Смирнов не ответил обычное «Есть!» Я повторил приказание:
— Лево на борт!
Смирнов медленно повернулся ко мне. И я увидел его мертвенно-бледное лицо с широко раскрытыми глазами.
— Смирнов?!
Рулевой оседал вниз, продолжая тянуть штурвал.
— Товарищ командир… возьмите руль… Я больше… не могу.
Мы задыхались от дыма. Корабль горел.
Смертельно ранен моторист Владимир Полуэктов. Горячий кусок металла ударил его в грудь, когда машинный телеграф передал мое приказание — дать самый полный ход. Последним предсмертным усилием Полуэктов поднял ручку газа до упора. Взревевшие моторы вырвали катер из огненного смерча.
Второму мотористу — Мише Яшелину — осколками снаряда перебило обе ноги. Превозмогая боль, он дополз до поврежденного коллектора. Из пробоин со свистом хлестали струи горячей воды. Если немедленно не устранить повреждения, мотор выйдет из строя, а отсек заполнится кипятком. Подтянувшись на руках, почти теряя сознание, Яшелин стал заделывать пробоины.

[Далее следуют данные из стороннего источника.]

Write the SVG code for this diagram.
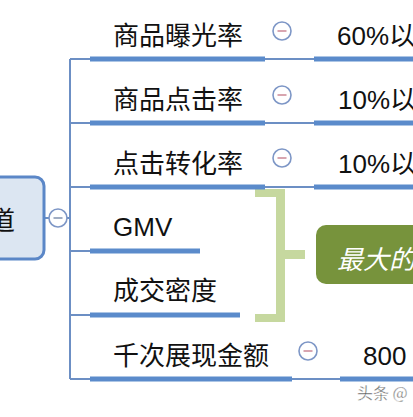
<svg xmlns="http://www.w3.org/2000/svg" width="413" height="417" viewBox="0 0 413 417">
<defs>
<style>
.lbl{font-family:"Liberation Sans","Noto Sans CJK SC",sans-serif;font-size:26px;fill:#111}
.bar{fill:#5b8bcb}
.thin{stroke:#6c8fc4;stroke-width:2;fill:none}
.tog{fill:#fff;stroke:#7d96c6;stroke-width:1.6}
.minus{stroke:#cf8f9c;stroke-width:1.6}
.br{fill:#c6d89f}
</style>
</defs>
<rect width="413" height="417" fill="#fff"/>
<g id="connectors">
<line class="thin" x1="70" y1="59" x2="70" y2="379"/>
<line class="thin" x1="44" y1="218" x2="49" y2="218"/>
<line class="thin" x1="67" y1="218" x2="70" y2="218"/>
<line class="thin" x1="70" y1="59" x2="90" y2="59"/>
<line class="thin" x1="70" y1="123" x2="90" y2="123"/>
<line class="thin" x1="70" y1="187" x2="90" y2="187"/>
<line class="thin" x1="70" y1="251" x2="90" y2="251"/>
<line class="thin" x1="70" y1="315" x2="90" y2="315"/>
<line class="thin" x1="70" y1="379" x2="90" y2="379"/>
<line class="thin" x1="265" y1="59" x2="314" y2="59"/>
<line class="thin" x1="265" y1="123" x2="314" y2="123"/>
<line class="thin" x1="265" y1="187" x2="314" y2="187"/>
<line class="thin" x1="292" y1="379" x2="340" y2="379"/>
</g>
<g id="root">
<rect x="-60" y="177" width="104" height="82" rx="9" fill="#dce6f2" stroke="#5b87c7" stroke-width="3"/>
<text class="lbl" x="15" y="230" text-anchor="end">道</text>
<circle class="tog" cx="58" cy="218" r="9"/>
<line stroke="#8a9ab5" stroke-width="1.6" x1="53.5" y1="218" x2="62.5" y2="218"/>
</g>
<g id="bracket">
<rect class="br" x="255" y="189" width="30" height="8"/>
<rect class="br" x="276" y="189" width="9" height="133"/>
<rect class="br" x="255" y="314" width="30" height="8"/>
<rect class="br" x="285" y="250" width="20" height="9"/>
</g>
<g id="n1">
<text class="lbl" x="113" y="45">商品曝光率</text>
<rect class="bar" x="90" y="56.5" width="175" height="5"/>
</g>
<g id="t1"><circle class="tog" cx="282" cy="31" r="9"/><line class="minus" x1="277.5" y1="31" x2="286.5" y2="31"/></g>
<g id="v1">
<text class="lbl" x="337" y="45">60%以</text>
<rect class="bar" x="314" y="56.5" width="99" height="5"/>
</g>
<g id="n2">
<text class="lbl" x="113" y="109">商品点击率</text>
<rect class="bar" x="90" y="120.5" width="175" height="5"/>
</g>
<g id="t2"><circle class="tog" cx="282" cy="95" r="9"/><line class="minus" x1="277.5" y1="95" x2="286.5" y2="95"/></g>
<g id="v2">
<text class="lbl" x="338" y="109">10%以</text>
<rect class="bar" x="314" y="120.5" width="99" height="5"/>
</g>
<g id="n3">
<text class="lbl" x="113" y="173">点击转化率</text>
<rect class="bar" x="90" y="184.5" width="175" height="5"/>
</g>
<g id="t3"><circle class="tog" cx="282" cy="158" r="9"/><line class="minus" x1="277.5" y1="158" x2="286.5" y2="158"/></g>
<g id="v3">
<text class="lbl" x="338" y="173">10%以</text>
<rect class="bar" x="314" y="184.5" width="99" height="5"/>
</g>
<g id="n4">
<text class="lbl" x="113" y="236">GMV</text>
<rect class="bar" x="90" y="248.5" width="110" height="5"/>
</g>
<g id="n5">
<text class="lbl" x="113" y="300">成交密度</text>
<rect class="bar" x="90" y="312.5" width="150" height="5"/>
</g>
<g id="summary">
<rect x="316" y="225" width="120" height="59" rx="10" fill="#77933c"/>
<text x="337" y="269" font-family="'Noto Sans CJK SC',sans-serif" font-size="26" font-style="italic" fill="#fff">最大的</text>
</g>
<g id="n6">
<text class="lbl" x="113" y="365">千次展现金额</text>
<rect class="bar" x="90" y="376.5" width="202" height="5"/>
</g>
<g id="t6"><circle class="tog" cx="308" cy="351" r="9"/><line class="minus" x1="303.5" y1="351" x2="312.5" y2="351"/></g>
<g id="v6">
<text class="lbl" x="363" y="365">800</text>
<rect class="bar" x="340" y="376.5" width="73" height="5"/>
</g>
<text x="357" y="399" font-family="'Noto Sans CJK SC',sans-serif" font-size="16" fill="#555" stroke="#fff" stroke-width="0.4">头条 @</text>
</svg>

Бортовые моторы остались без мотористов. А машинный телеграф передавал с мостика все новые и новые приказания. Механик катера мичман Павел Белобок бросался от одного мотора к другому и хватал своими огромными ручищами то ручки газа, то рычаги реверса. В промежутках между командами он помогал Яшелину устранять повреждения. Вдруг один из моторов чихнул. Взглянув на приборы, Белобок заметил, что стрелки тахометра пошли к нулю. Нет топлива.
— Миша!
Яшелин взглянул на мичмана и все понял. Волоча перебитые ноги, оставляя на панелях кровавый след, он дополз до ручной помпы, подкачал бензин. Моторы увеличили обороты, а из незаделанных пробоин в коллекторах вновь хлынула горячая вода. Белобок сорвал с себя комбинезон, китель, рубашку и заткнул пробоины.

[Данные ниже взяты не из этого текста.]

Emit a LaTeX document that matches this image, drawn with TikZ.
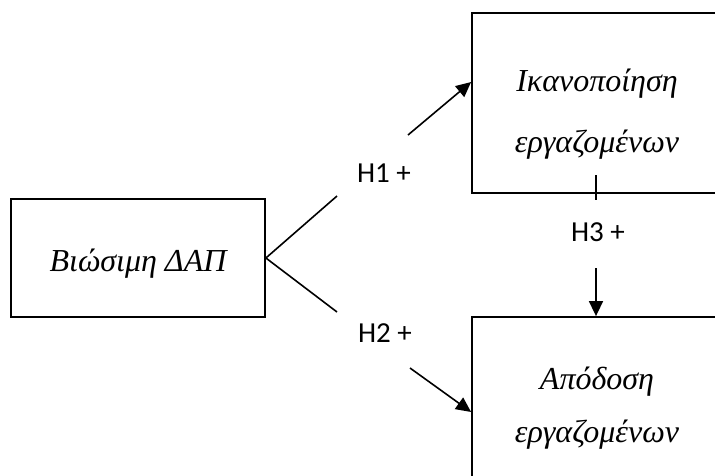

А «мессеры», сделав круг, опять длинной цепочкой заходили для новой атаки. Едва густой поток трасс встал на пути дозора, катера метнулись в сторону. У нас левая и средняя машины работали на полный вперед, а правая — полный назад, руль лежал в крайнем положении «право на борт». Катер, описывая крутую циркуляцию, накренился так, что часть палубы ушла в воду. Сплошная стена из белых всплесков. Еще момент, и она снова обрушится на катер. Ручки машинного телеграфа всех трех моторов переброшены на самый полный вперед. Корабль прыгает вперед, и ливень разноцветных струй обрушивается только на корму катера. На палубе щетиной встает щепа, выбитая пулями.

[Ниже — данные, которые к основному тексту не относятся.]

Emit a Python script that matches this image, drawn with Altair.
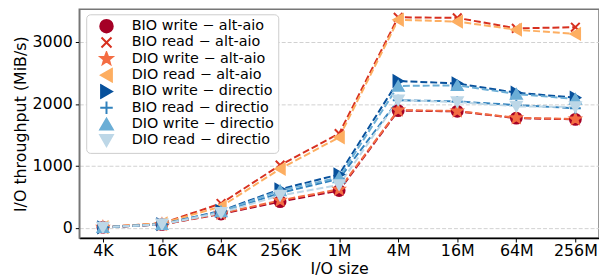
import math
import altair as alt
import pandas as pd

sizes = ["4K", "16K", "64K", "256K", "1M", "4M", "16M", "64M", "256M"]

series_names = [
    "BIO write − alt-aio",
    "BIO read − alt-aio",
    "DIO write − alt-aio",
    "DIO read − alt-aio",
    "BIO write − directio",
    "BIO read − directio",
    "DIO write − directio",
    "DIO read − directio",
]

bio_write_altaio = [5, 50, 220, 420, 600, 1890, 1880, 1770, 1750]
bio_read_altaio = [10, 70, 390, 1010, 1520, 3400, 3390, 3220, 3240]
dio_write_altaio = [5, 50, 230, 440, 620, 1900, 1885, 1775, 1755]
dio_read_altaio = [10, 70, 340, 950, 1460, 3360, 3330, 3200, 3130]
bio_write_directio = [5, 55, 270, 620, 860, 2370, 2330, 2180, 2100]
bio_read_directio = [5, 55, 250, 560, 790, 2060, 2040, 1980, 1930]
dio_write_directio = [5, 55, 260, 600, 810, 2290, 2300, 2160, 2080]
dio_read_directio = [5, 55, 240, 520, 690, 2060, 2030, 1960, 1950]

all_values = [
    bio_write_altaio, bio_read_altaio, dio_write_altaio, dio_read_altaio,
    bio_write_directio, bio_read_directio, dio_write_directio, dio_read_directio,
]

colors = ["#a50026", "#d7301f", "#f46d43", "#fdae61",
          "#08519c", "#3182bd", "#6baed6", "#bdd7e7"]

# marker shapes
star_pts = []
for k in range(10):
    r = 1.0 if k % 2 == 0 else 0.42
    a = -math.pi / 2 + k * math.pi / 5
    star_pts.append(f"{r*math.cos(a):.3f},{r*math.sin(a):.3f}")
star = "M" + "L".join(star_pts) + "Z"
xmark = "M-0.8,-0.8L0.8,0.8M-0.8,0.8L0.8,-0.8"
plus = "M-1,0L1,0M0,-1L0,1"
shapes = ["circle", xmark, star, "triangle-left", "triangle-right", plus,
          "triangle-up", "triangle-down"]

rows = []
for i, (name, vals) in enumerate(zip(series_names, all_values)):
    for s, v in zip(sizes, vals):
        rows.append({"series": name, "order": i, "size": s, "value": v})
df = pd.DataFrame(rows)

font = "DejaVu Sans"

x_enc = alt.X(
    "size:O", sort=sizes,
    scale=alt.Scale(type="point", padding=0.4),
    axis=alt.Axis(title="I/O size", labelAngle=0, grid=False, domainColor="black",
                  domainWidth=1.5, tickColor="black", tickSize=4, labelFontSize=16,
                  titleFontSize=16, labelPadding=1, titlePadding=2),
)
y_enc = alt.Y(
    "value:Q",
    scale=alt.Scale(domain=[-168, 3528], nice=False, zero=False),
    axis=alt.Axis(title="I/O throughput (MiB/s)", values=[0, 1000, 2000, 3000],
                  format="d",
                  grid=True, gridDash=[4, 2], gridColor="#d0d0d0", gridWidth=1,
                  domainColor="#777", domainWidth=1.5, tickColor="black", tickSize=4,
                  labelFontSize=16, titleFontSize=16, labelPadding=3, titlePadding=4),
)

color_scale = alt.Scale(domain=series_names, range=colors)
shape_scale = alt.Scale(domain=series_names, range=shapes)

leg = alt.Legend(title=None)

lines = alt.Chart(df).mark_line(strokeDash=[7, 3], strokeWidth=2).encode(
    x=x_enc, y=y_enc,
    stroke=alt.Stroke("series:N", scale=color_scale, legend=leg),
)

points = alt.Chart(df).mark_point(
    filled=True, size=120, strokeWidth=2, opacity=1
).encode(
    x=x_enc, y=y_enc,
    fill=alt.Fill("series:N", scale=color_scale, legend=leg),
    stroke=alt.Stroke("series:N", scale=color_scale, legend=leg),
    shape=alt.Shape("series:N", scale=shape_scale, legend=leg),
    order=alt.Order("order:Q"),
)

chart = alt.layer(lines, points).properties(
    width=525, height=231,
    autosize=alt.AutoSizeParams(type="none"),
    padding={"left": 72, "top": 0, "right": 0, "bottom": 38},
).configure(font=font).configure_view(
    stroke="#777", strokeWidth=1.5
).configure_axis(
    labelColor="black", titleColor="black", titleFontWeight="normal",
    labelFont=font, titleFont=font
).configure_legend(
    orient="none", legendX=7, legendY=5,
    fillColor="white", strokeColor="#cccccc", cornerRadius=4, padding=4,
    labelFontSize=14.5, labelFont=font, labelColor="black",
    symbolSize=160, symbolStrokeWidth=2, symbolOffset=9, labelOffset=18,
    rowPadding=0.5, clipHeight=16,
)

chart.save("out.html", embed_options={"renderer": "svg", "actions": False})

Белый, слившись с пулеметом, бьет бесконечно длинной очередью по головному штурмовику. С «МО-308» по той же машине стреляет боцман Григорьев. Едва различимый в своем движении самолет проносится низко и падает между катерами, обдав нас фонтаном брызг. Белый, даже не взглянув на него, переносит огонь на вторую машину.